Write out the entire listing below exactly, with the pictures left out.

## SOURCE DATA
** START **
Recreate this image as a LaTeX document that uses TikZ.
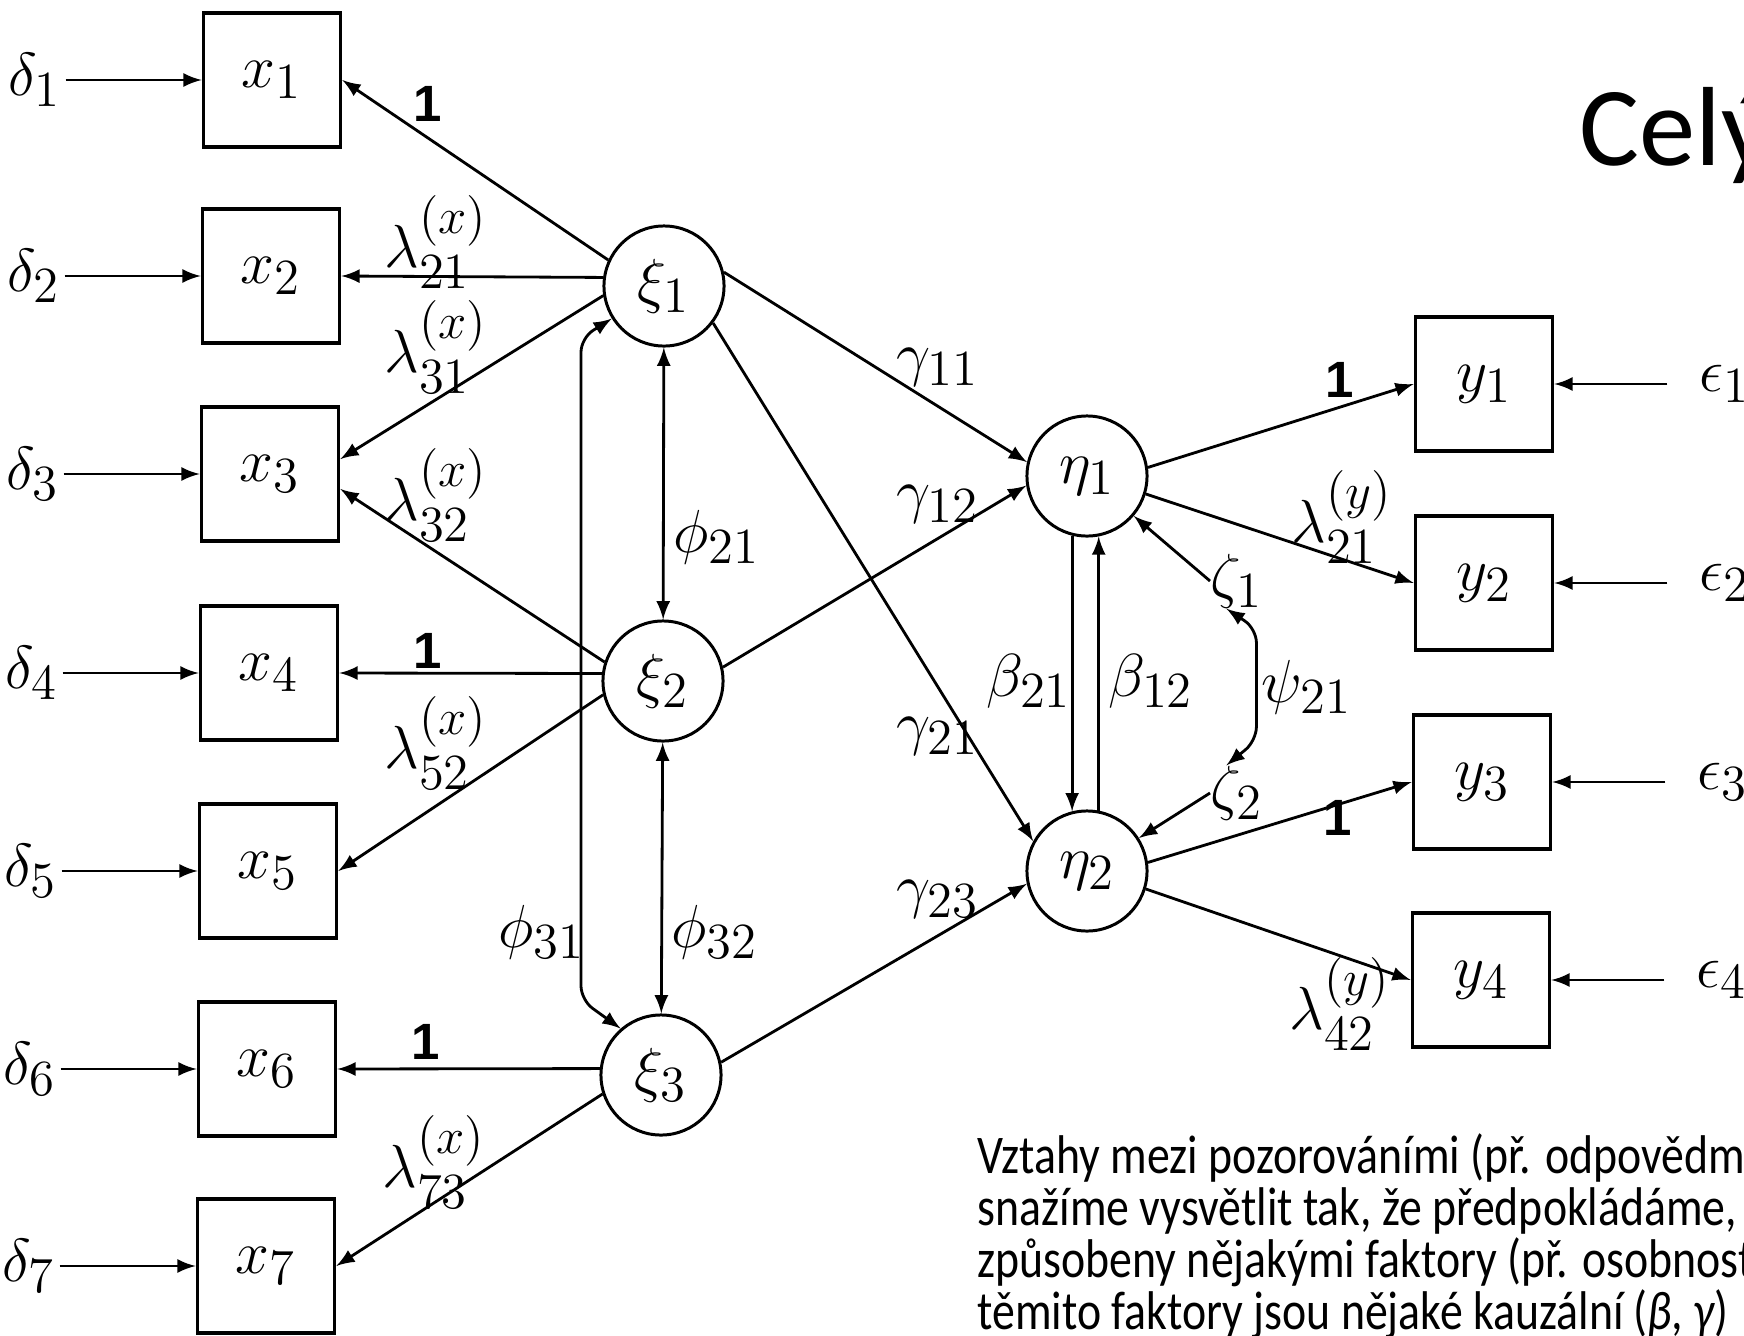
\documentclass[tikz,border=0pt]{standalone}
\usepackage{fontspec}
\usepackage{amsmath}
\usepackage{graphicx}
\usepackage{tikz}
\usetikzlibrary{arrows}
\usetikzlibrary{positioning}
\DeclareMathSizes{17.28}{17.28}{14}{10}
\newfontfamily\slidefont{Carlito}
\newfontfamily\onefont{Liberation Sans}
\newcommand{\slideline}[1]{\scalebox{0.84}[1]{#1}}
\tikzset{%
  myedge/.style={->, >=latex, line width=0.8pt},
  dbledge/.style={<->, >=latex, line width=0.8pt},
  obsbox/.style={rectangle, draw=black, line width=1pt, minimum width=1.37cm, minimum height=1.34cm, font=\LARGE},
  latent/.style={circle, draw=black, line width=0.85pt, minimum size=1.2cm, inner sep=0pt, font=\LARGE},
  errlbl/.style={inner sep=1pt, font=\LARGE},
  errlblr/.style={inner ysep=1pt, inner xsep=9pt, font=\LARGE},
  coef/.style={inner sep=0pt, font=\LARGE},
  unit/.style={inner sep=0pt, font=\onefont\bfseries\fontsize{14.5}{16}\selectfont},
  slidetext/.style={inner sep=0pt, anchor=base west, font=\slidefont\fontsize{15.5}{18}\selectfont}
}
\begin{document}
\begin{tikzpicture}[x=0.01cm, y=-0.01cm]
  \useasboundingbox (0,0) rectangle (1744,1336);
  \node[obsbox] (x1) at (272,80) {$x_1$};
  \node[obsbox] (x2) at (271,276) {$x_2$};
  \node[obsbox] (x3) at (270,474) {$x_3$};
  \node[obsbox] (x4) at (269,673) {$x_4$};
  \node[obsbox] (x5) at (268,871) {$x_5$};
  \node[obsbox] (x6) at (267,1069) {$x_6$};
  \node[obsbox] (x7) at (266,1266) {$x_7$};
  \node[errlbl, left=1.36cm of x1] (d1) {$\delta_1$};
  \node[errlbl, left=1.36cm of x2] (d2) {$\delta_2$};
  \node[errlbl, left=1.36cm of x3] (d3) {$\delta_3$};
  \node[errlbl, left=1.36cm of x4] (d4) {$\delta_4$};
  \node[errlbl, left=1.36cm of x5] (d5) {$\delta_5$};
  \node[errlbl, left=1.36cm of x6] (d6) {$\delta_6$};
  \node[errlbl, left=1.36cm of x7] (d7) {$\delta_7$};
  \node[latent] (xi1) at (664,286) {$\xi_1$};
  \node[latent] (xi2) at (663,681) {$\xi_2$};
  \node[latent] (xi3) at (661,1075) {$\xi_3$};
  \node[latent] (eta1) at (1087,476) {$\eta_1$};
  \node[latent] (eta2) at (1087,871) {$\eta_2$};
  \node[obsbox] (y1) at (1484,384) {$y_1$};
  \node[obsbox] (y2) at (1484,583) {$y_2$};
  \node[obsbox] (y3) at (1482,782) {$y_3$};
  \node[obsbox] (y4) at (1481,980) {$y_4$};
  \node[errlblr, right=1.13cm of y1] (e1) {$\epsilon_1$};
  \node[errlblr, right=1.13cm of y2] (e2) {$\epsilon_2$};
  \node[errlblr, right=1.13cm of y3] (e3) {$\epsilon_3$};
  \node[errlblr, right=1.13cm of y4] (e4) {$\epsilon_4$};
  \node[coef] (zeta1) at (1237,581) {$\zeta_1$};
  \node[coef] (zeta2) at (1237,793) {$\zeta_2$};
  \foreach \i in {1,...,7}
    \draw[myedge] (d\i) -- (x\i);
  \foreach \i in {1,...,4}
    \draw[myedge] (e\i) -- (y\i);
  \draw[myedge] (xi1.155) -- (x1.east);
  \draw[myedge] (xi1.172) -- (x2.east);
  \draw[myedge] (xi1.189) -- (x3.12);
  \draw[myedge] (xi2.162) -- (x3.-12);
  \draw[myedge] (xi2.173) -- (x4.east);
  \draw[myedge] (xi2.193) -- (x5.east);
  \draw[myedge] (xi3.174) -- (x6.east);
  \draw[myedge] (xi3.198) -- (x7.east);
  \draw[dbledge] (xi1) -- (xi2);
  \draw[dbledge] (xi2) -- (xi3);
  \draw[dbledge, rounded corners=4pt] (xi1.212) -- (581,338) -- (581,1000) -- (xi3.131);
  \draw[myedge] (xi1.13) -- (eta1.167);
  \draw[myedge] (xi2.13) -- (eta1.189);
  \draw[myedge] (xi1.-37) -- (eta2.151);
  \draw[myedge] (xi3.12) -- (eta2.192);
  \draw[myedge] (eta1.256) -- (eta2.104);
  \draw[myedge] (eta2.79) -- (eta1.281);
  \draw[myedge] (zeta1.west) -- (eta1);
  \draw[myedge] (zeta2.west) -- (eta2);
  \draw[dbledge, rounded corners=4pt] ([xshift=-3pt]zeta1.south) -- ++(30,20) -- ++(0,112) -- ([xshift=-3pt]zeta2.north);
  \draw[myedge] (eta1.8) -- (y1.west);
  \draw[myedge] (eta1.-17) -- (y2.west);
  \draw[myedge] (eta2.8) -- (y3.west);
  \draw[myedge] (eta2.-17) -- (y4.west);
  \node[unit] (l11) at (428,104) {1};
  \node[coef] (l21) at (436,242) {$\lambda^{(x)}_{21}$};
  \node[coef] (l31) at (436,347) {$\lambda^{(x)}_{31}$};
  \node[coef] (l32) at (436,495) {$\lambda^{(x)}_{32}$};
  \node[unit] (l42) at (428,651) {1};
  \node[coef] (l52) at (436,743) {$\lambda^{(x)}_{52}$};
  \node[unit] (l63) at (426,1042) {1};
  \node[coef] (l73) at (434,1162) {$\lambda^{(x)}_{73}$};
  \node[coef] (p21) at (717,537) {$\phi_{21}$};
  \node[coef] (p32) at (715,932) {$\phi_{32}$};
  \node[coef] (p31) at (542,932) {$\phi_{31}$};
  \node[coef] (g11) at (938,367) {$\gamma_{11}$};
  \node[coef] (g12) at (938,504) {$\gamma_{12}$};
  \node[coef] (g21) at (938,736) {$\gamma_{21}$};
  \node[coef] (g23) at (938,899) {$\gamma_{23}$};
  \node[coef] (b21) at (1029,681) {$\beta_{21}$};
  \node[coef] (b12) at (1151,681) {$\beta_{12}$};
  \node[coef] (psi) at (1307,687) {$\psi_{21}$};
  \node[unit] (m11) at (1340,380) {1};
  \node[coef] (m21) at (1342,517) {$\lambda^{(y)}_{21}$};
  \node[unit] (m32) at (1338,818) {1};
  \node[coef] (m42) at (1340,1004) {$\lambda^{(y)}_{42}$};
  \node[inner sep=0pt, anchor=base west, font=\slidefont\fontsize{32}{36}\selectfont] (title) at (1579,165) {Celý};
  \node[slidetext] (t1) at (977,1173) {\slideline{Vztahy mezi pozorováními (př. odpovědmi}};
  \node[slidetext] (t2) at (977,1225) {\slideline{snažíme vysvětlit tak, že předpokládáme,}};
  \node[slidetext] (t3) at (977,1277) {\slideline{způsobeny nějakými faktory (př. osobnost)}};
  \node[slidetext] (t4) at (977,1329) {\slideline{těmito faktory jsou nějaké kauzální ({\itshape β, γ})}};
\end{tikzpicture}
\end{document}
** END **
## SOLUTION FOR THIS EXERCISE
Recreate this image as a LaTeX document that uses TikZ.
\documentclass[tikz,border=0pt]{standalone}
\usepackage{fontspec}
\usepackage{amsmath}
\usepackage{graphicx}
\usepackage{tikz}
\usetikzlibrary{arrows}
\usetikzlibrary{positioning}
\DeclareMathSizes{17.28}{17.28}{14}{10}
\newfontfamily\slidefont{Carlito}
\newfontfamily\onefont{Liberation Sans}
\newcommand{\slideline}[1]{\scalebox{0.84}[1]{#1}}
\tikzset{%
  myedge/.style={->, >=latex, line width=0.8pt},
  dbledge/.style={<->, >=latex, line width=0.8pt},
  obsbox/.style={rectangle, draw=black, line width=1pt, minimum width=1.37cm, minimum height=1.34cm, font=\LARGE},
  latent/.style={circle, draw=black, line width=0.85pt, minimum size=1.2cm, inner sep=0pt, font=\LARGE},
  errlbl/.style={inner sep=1pt, font=\LARGE},
  errlblr/.style={inner ysep=1pt, inner xsep=9pt, font=\LARGE},
  coef/.style={inner sep=0pt, font=\LARGE},
  unit/.style={inner sep=0pt, font=\onefont\bfseries\fontsize{14.5}{16}\selectfont},
  slidetext/.style={inner sep=0pt, anchor=base west, font=\slidefont\fontsize{15.5}{18}\selectfont}
}
\begin{document}
\begin{tikzpicture}[x=0.01cm, y=-0.01cm]
  \useasboundingbox (0,0) rectangle (1744,1336);
  \node[obsbox] (x1) at (272,80) {$x_1$};
  \node[obsbox] (x2) at (271,276) {$x_2$};
  \node[obsbox] (x3) at (270,474) {$x_3$};
  \node[obsbox] (x4) at (269,673) {$x_4$};
  \node[obsbox] (x5) at (268,871) {$x_5$};
  \node[obsbox] (x6) at (267,1069) {$x_6$};
  \node[obsbox] (x7) at (266,1266) {$x_7$};
  \node[errlbl, left=1.36cm of x1] (d1) {$\delta_1$};
  \node[errlbl, left=1.36cm of x2] (d2) {$\delta_2$};
  \node[errlbl, left=1.36cm of x3] (d3) {$\delta_3$};
  \node[errlbl, left=1.36cm of x4] (d4) {$\delta_4$};
  \node[errlbl, left=1.36cm of x5] (d5) {$\delta_5$};
  \node[errlbl, left=1.36cm of x6] (d6) {$\delta_6$};
  \node[errlbl, left=1.36cm of x7] (d7) {$\delta_7$};
  \node[latent] (xi1) at (664,286) {$\xi_1$};
  \node[latent] (xi2) at (663,681) {$\xi_2$};
  \node[latent] (xi3) at (661,1075) {$\xi_3$};
  \node[latent] (eta1) at (1087,476) {$\eta_1$};
  \node[latent] (eta2) at (1087,871) {$\eta_2$};
  \node[obsbox] (y1) at (1484,384) {$y_1$};
  \node[obsbox] (y2) at (1484,583) {$y_2$};
  \node[obsbox] (y3) at (1482,782) {$y_3$};
  \node[obsbox] (y4) at (1481,980) {$y_4$};
  \node[errlblr, right=1.13cm of y1] (e1) {$\epsilon_1$};
  \node[errlblr, right=1.13cm of y2] (e2) {$\epsilon_2$};
  \node[errlblr, right=1.13cm of y3] (e3) {$\epsilon_3$};
  \node[errlblr, right=1.13cm of y4] (e4) {$\epsilon_4$};
  \node[coef] (zeta1) at (1237,581) {$\zeta_1$};
  \node[coef] (zeta2) at (1237,793) {$\zeta_2$};
  \foreach \i in {1,...,7}
    \draw[myedge] (d\i) -- (x\i);
  \foreach \i in {1,...,4}
    \draw[myedge] (e\i) -- (y\i);
  \draw[myedge] (xi1.155) -- (x1.east);
  \draw[myedge] (xi1.172) -- (x2.east);
  \draw[myedge] (xi1.189) -- (x3.12);
  \draw[myedge] (xi2.162) -- (x3.-12);
  \draw[myedge] (xi2.173) -- (x4.east);
  \draw[myedge] (xi2.193) -- (x5.east);
  \draw[myedge] (xi3.174) -- (x6.east);
  \draw[myedge] (xi3.198) -- (x7.east);
  \draw[dbledge] (xi1) -- (xi2);
  \draw[dbledge] (xi2) -- (xi3);
  \draw[dbledge, rounded corners=4pt] (xi1.212) -- (581,338) -- (581,1000) -- (xi3.131);
  \draw[myedge] (xi1.13) -- (eta1.167);
  \draw[myedge] (xi2.13) -- (eta1.189);
  \draw[myedge] (xi1.-37) -- (eta2.151);
  \draw[myedge] (xi3.12) -- (eta2.192);
  \draw[myedge] (eta1.256) -- (eta2.104);
  \draw[myedge] (eta2.79) -- (eta1.281);
  \draw[myedge] (zeta1.west) -- (eta1);
  \draw[myedge] (zeta2.west) -- (eta2);
  \draw[dbledge, rounded corners=4pt] ([xshift=-3pt]zeta1.south) -- ++(30,20) -- ++(0,112) -- ([xshift=-3pt]zeta2.north);
  \draw[myedge] (eta1.8) -- (y1.west);
  \draw[myedge] (eta1.-17) -- (y2.west);
  \draw[myedge] (eta2.8) -- (y3.west);
  \draw[myedge] (eta2.-17) -- (y4.west);
  \node[unit] (l11) at (428,104) {1};
  \node[coef] (l21) at (436,242) {$\lambda^{(x)}_{21}$};
  \node[coef] (l31) at (436,347) {$\lambda^{(x)}_{31}$};
  \node[coef] (l32) at (436,495) {$\lambda^{(x)}_{32}$};
  \node[unit] (l42) at (428,651) {1};
  \node[coef] (l52) at (436,743) {$\lambda^{(x)}_{52}$};
  \node[unit] (l63) at (426,1042) {1};
  \node[coef] (l73) at (434,1162) {$\lambda^{(x)}_{73}$};
  \node[coef] (p21) at (717,537) {$\phi_{21}$};
  \node[coef] (p32) at (715,932) {$\phi_{32}$};
  \node[coef] (p31) at (542,932) {$\phi_{31}$};
  \node[coef] (g11) at (938,367) {$\gamma_{11}$};
  \node[coef] (g12) at (938,504) {$\gamma_{12}$};
  \node[coef] (g21) at (938,736) {$\gamma_{21}$};
  \node[coef] (g23) at (938,899) {$\gamma_{23}$};
  \node[coef] (b21) at (1029,681) {$\beta_{21}$};
  \node[coef] (b12) at (1151,681) {$\beta_{12}$};
  \node[coef] (psi) at (1307,687) {$\psi_{21}$};
  \node[unit] (m11) at (1340,380) {1};
  \node[coef] (m21) at (1342,517) {$\lambda^{(y)}_{21}$};
  \node[unit] (m32) at (1338,818) {1};
  \node[coef] (m42) at (1340,1004) {$\lambda^{(y)}_{42}$};
  \node[inner sep=0pt, anchor=base west, font=\slidefont\fontsize{32}{36}\selectfont] (title) at (1579,165) {Celý};
  \node[slidetext] (t1) at (977,1173) {\slideline{Vztahy mezi pozorováními (př. odpovědmi}};
  \node[slidetext] (t2) at (977,1225) {\slideline{snažíme vysvětlit tak, že předpokládáme,}};
  \node[slidetext] (t3) at (977,1277) {\slideline{způsobeny nějakými faktory (př. osobnost)}};
  \node[slidetext] (t4) at (977,1329) {\slideline{těmito faktory jsou nějaké kauzální ({\itshape β, γ})}};
\end{tikzpicture}
\end{document}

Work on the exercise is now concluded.